The multiple unit is constructed from two end car bodies 1 and one
central car body 2 which is arranged between said end car bodies.
The multiple unit comprises a total of four bogies 3, 4, wherein
the end car bodies 1 are supported on an end running gear 3 and a
central running gear 4. The end running gears 3 of the end car
bodies 1 exhibit overhangs 5 which are longer than in the prior
art. The overhangs 5 have, calculated from the center of a bogie of
the end running gears 3, a length in the range of from at least 5
m, preferably at least 5.5 m, particularly preferably at least 6
m.
[0021] The central car body 2 rests on the central running gears 4
which are configured as Jacobs bogies with an external running gear
frame. The central running gears 4 additionally support the inner
ends of the end car bodies 1. In this case, the respective car
bodies 1, 2 do not necessarily have to be directly supported on the
central running gears 4. It is also possible for vertical forces
which occur at the end of one of the car bodies to first be
transmitted to the adjacent car body and from there to the relevant
central running gear 4. Similarly, a vertical fulcrum between
adjacent car bodies does not have to be either physically present
or precisely in the center of a running gear.
[0022] Distances between the center of bogies between adjacent
running gears all lie between 19 and 20 m, while the two end car
bodies 1 plus half a car transition point to the central car body 2
have a length of from 25 to 26 m, and the central car body plus a
car transition point is 19 to 20 m long.
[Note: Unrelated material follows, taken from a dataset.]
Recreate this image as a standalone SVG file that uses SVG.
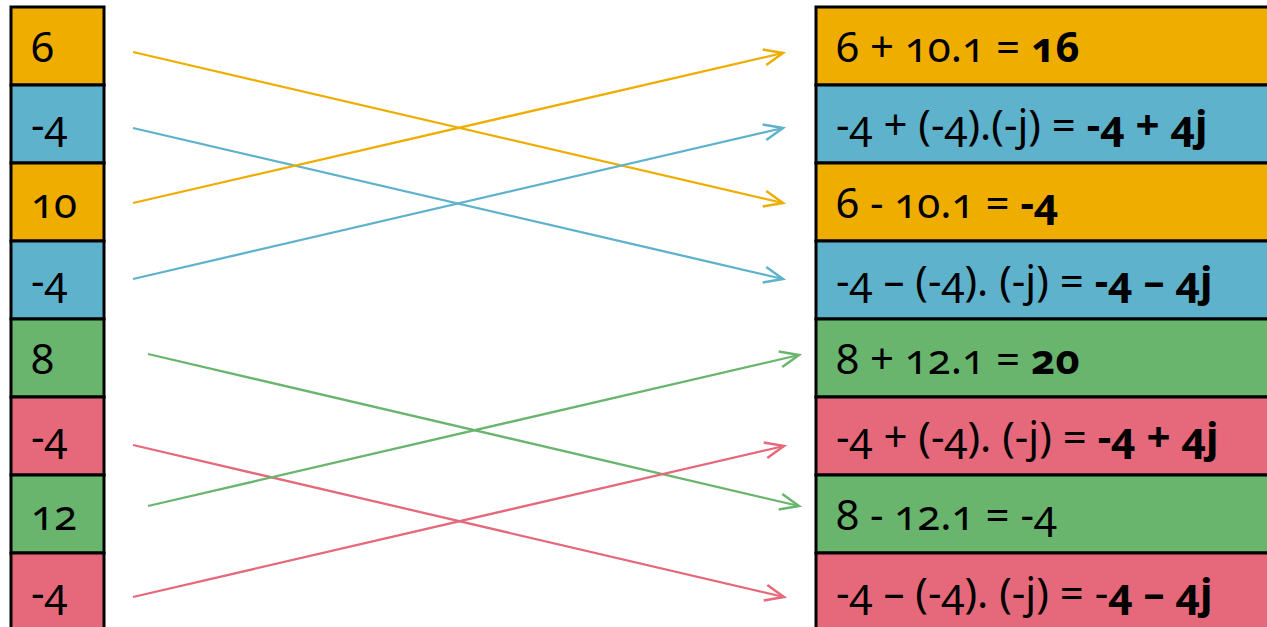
<svg xmlns="http://www.w3.org/2000/svg" width="1267" height="627" viewBox="0 0 1267 627">
<style>
text{font-family:"Noto Sans","Open Sans",sans-serif;font-size:42px;fill:#000;font-variant-numeric:oldstyle-nums}
.b{font-weight:bold}
.box{stroke:#000;stroke-width:3}
.o{fill:#EFAD00}.u{fill:#5EB2CB}.g{fill:#69B56E}.r{fill:#E5697B}
.c{fill:none;stroke-width:2.3}
.co{stroke:#EFAD00}.cu{stroke:#5EB2CB}.cg{stroke:#69B56E}.cr{stroke:#E5697B}
</style>
<defs>
<marker id="ao" markerUnits="userSpaceOnUse" orient="auto" markerWidth="30" markerHeight="30" refX="0" refY="0" overflow="visible"><path d="M-19,-8 L0,0 L-19,8" fill="none" stroke="#EFAD00" stroke-width="2.5"/></marker>
<marker id="au" markerUnits="userSpaceOnUse" orient="auto" markerWidth="30" markerHeight="30" refX="0" refY="0" overflow="visible"><path d="M-19,-8 L0,0 L-19,8" fill="none" stroke="#5EB2CB" stroke-width="2.5"/></marker>
<marker id="ag" markerUnits="userSpaceOnUse" orient="auto" markerWidth="30" markerHeight="30" refX="0" refY="0" overflow="visible"><path d="M-19,-8 L0,0 L-19,8" fill="none" stroke="#69B56E" stroke-width="2.5"/></marker>
<marker id="ar" markerUnits="userSpaceOnUse" orient="auto" markerWidth="30" markerHeight="30" refX="0" refY="0" overflow="visible"><path d="M-19,-8 L0,0 L-19,8" fill="none" stroke="#E5697B" stroke-width="2.5"/></marker>
</defs>
<rect width="1267" height="627" fill="#fff"/>
<g id="left">
<g id="l1"><rect class="box o" x="11" y="7" width="93" height="78"/><text x="31" y="62">6</text></g>
<g id="l2"><rect class="box u" x="11" y="85" width="93" height="78"/><text x="31" y="140">-4</text></g>
<g id="l3"><rect class="box o" x="11" y="163" width="93" height="78"/><text x="31" y="218">10</text></g>
<g id="l4"><rect class="box u" x="11" y="241" width="93" height="78"/><text x="31" y="296">-4</text></g>
<g id="l5"><rect class="box g" x="11" y="319" width="93" height="78"/><text x="31" y="374">8</text></g>
<g id="l6"><rect class="box r" x="11" y="397" width="93" height="78"/><text x="31" y="452">-4</text></g>
<g id="l7"><rect class="box g" x="11" y="475" width="93" height="78"/><text x="31" y="530">12</text></g>
<g id="l8"><rect class="box r" x="11" y="553" width="93" height="78"/><text x="31" y="608">-4</text></g>
</g>
<g id="right">
<g id="r1"><rect class="box o" x="816" y="7" width="470" height="78"/><text x="836" y="62">6 + 10.1 = <tspan class="b">16</tspan></text></g>
<g id="r2"><rect class="box u" x="816" y="85" width="470" height="78"/><text x="836" y="140">-4 + (-4).(-j) = <tspan class="b">-4 + 4j</tspan></text></g>
<g id="r3"><rect class="box o" x="816" y="163" width="470" height="78"/><text x="836" y="218">6 - 10.1 = <tspan class="b">-4</tspan></text></g>
<g id="r4"><rect class="box u" x="816" y="241" width="470" height="78"/><text x="836" y="296">-4 – (-4). (-j) = <tspan class="b">-4 – 4j</tspan></text></g>
<g id="r5"><rect class="box g" x="816" y="319" width="470" height="78"/><text x="836" y="374">8 + 12.1 = <tspan class="b">20</tspan></text></g>
<g id="r6"><rect class="box r" x="816" y="397" width="470" height="78"/><text x="836" y="452">-4 + (-4). (-j) = <tspan class="b">-4 + 4j</tspan></text></g>
<g id="r7"><rect class="box g" x="816" y="475" width="470" height="78"/><text x="836" y="530">8 - 12.1 = -4</text></g>
<g id="r8"><rect class="box r" x="816" y="553" width="470" height="78"/><text x="836" y="608">-4 – (-4). (-j) = -<tspan class="b">4 – 4j</tspan></text></g>
</g>
<g id="connectors">
<line class="c co" x1="133" y1="52" x2="783" y2="203" marker-end="url(#ao)"/>
<line class="c cu" x1="133" y1="128" x2="783" y2="279" marker-end="url(#au)"/>
<line class="c co" x1="133" y1="203" x2="783" y2="53" marker-end="url(#ao)"/>
<line class="c cu" x1="133" y1="279" x2="783" y2="128" marker-end="url(#au)"/>
<line class="c cg" x1="148" y1="354" x2="799" y2="506" marker-end="url(#ag)"/>
<line class="c cr" x1="133" y1="445" x2="784" y2="597" marker-end="url(#ar)"/>
<line class="c cg" x1="148" y1="506" x2="799" y2="355" marker-end="url(#ag)"/>
<line class="c cr" x1="133" y1="597" x2="784" y2="446" marker-end="url(#ar)"/>
</g>
</svg>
In this case, a length of
the end car bodies 1 is at least 24 m, preferably at least 25 m,
particularly preferably at least 26 m.
[0023] The multiple unit according to FIG. 1 is illustrated, by way
of example, with roof components, here an air-conditioning system
6, and underfloor components, here a transformer 7, for each car
body 1, 2 of the rail vehicle. These components are examples of
heavy components of the multiple unit which make a significant
contribution to the total weight of said multiple unit and are
included in the calculation of the permissible axle load of the
running gears 3, 4. In the exemplary embodiment according to FIG.
1, the air-conditioning systems 6 are located on the roofs of the
car bodies 1, 2, whereas the transformers 7 are arranged
underfloor. Both the air-conditioning systems 6 and the
transformers 7 are arranged in the middle between two adjacent
running gears 3, 4.
[0024] FIG. 2 shows a further embodiment of a multiple unit which
largely corresponds to the design of the multiple unit from FIG. 1.
The only difference is the design of the running gears provided.
Both end running gears 8 and central running gears 9 are designed
as running gears with an internally mounted bogie frame, which
means that, in the transverse direction of the respective running
gear 8, 9, wheels of the running gear are situated further on the
outside than longitudinal supports of a frame of the running gear.
Said internally mounted running gear frames exhibit a lower weight
than running gear frames which are mounted on the outside and as
are used, for example, in the multiple unit according to FIG. 1.
Therefore, the total weight of the multiple unit drops overall, so
that it is possible to construct a train with a length of
approximately 70 m from three car bodies 1, 2.
[0025] A further embodiment of an articulated train-type multiple
unit is illustrated in FIG. 3. Said figure shows that heavy
components, such as the air-conditioning systems 6, are arranged in
the immediate vicinity of the end running gears 3, wherein at least
one heavy component, here a battery 10, as an alternative, for
example, transformer, battery, auxiliary systems, is also located
in the region of one of the overhangs 5. The central running gears
4 are relieved of weight owing to the concentration of the heavy
components in the region of the free ends of the multiple unit.
[0026] As an alternative to this, it is possible, according to the
embodiment according to FIG. 4, to provide central running gears 11
with more than two axles, here three axles, wherein the heavy
components of the multiple unit then no longer have to be
concentrated in the region of the end running gears. In addition,
the central running gears 11 with more than two axles can be
designed with smaller wheel diameters than those of the end running
gears 3. This allows step-free car transition points between the
end car bodies 1 and the central car bodies 2 to be provided.
[0027] If required, further measures can be taken in order to
reduce the total weight of the rail vehicle, in particular to
comply with the axle load limit. For example, a three-point support
of the car bodies 1, 2 (not illustrated) can be provided, so that a
single spring and damper arrangement suffices. This can also lead
to a reduction in an axle base of the central running gears 4, 9
with respect to the end running gears 3, 8. Curve-dependent lateral
play limiting for the car bodies 1, 2 can contribute to achieving
suitable widths of the car bodies 1, 2. Crowning the car bodies 1,
2 also makes a contribution in this respect. Reducing the design
coefficient of friction, that is to say the quotient between a
starting traction force which is established in an engine
controller of the rail vehicle and the static load on the rail
vehicle, to values of up to 0.19 is also beneficial here.
* * * * *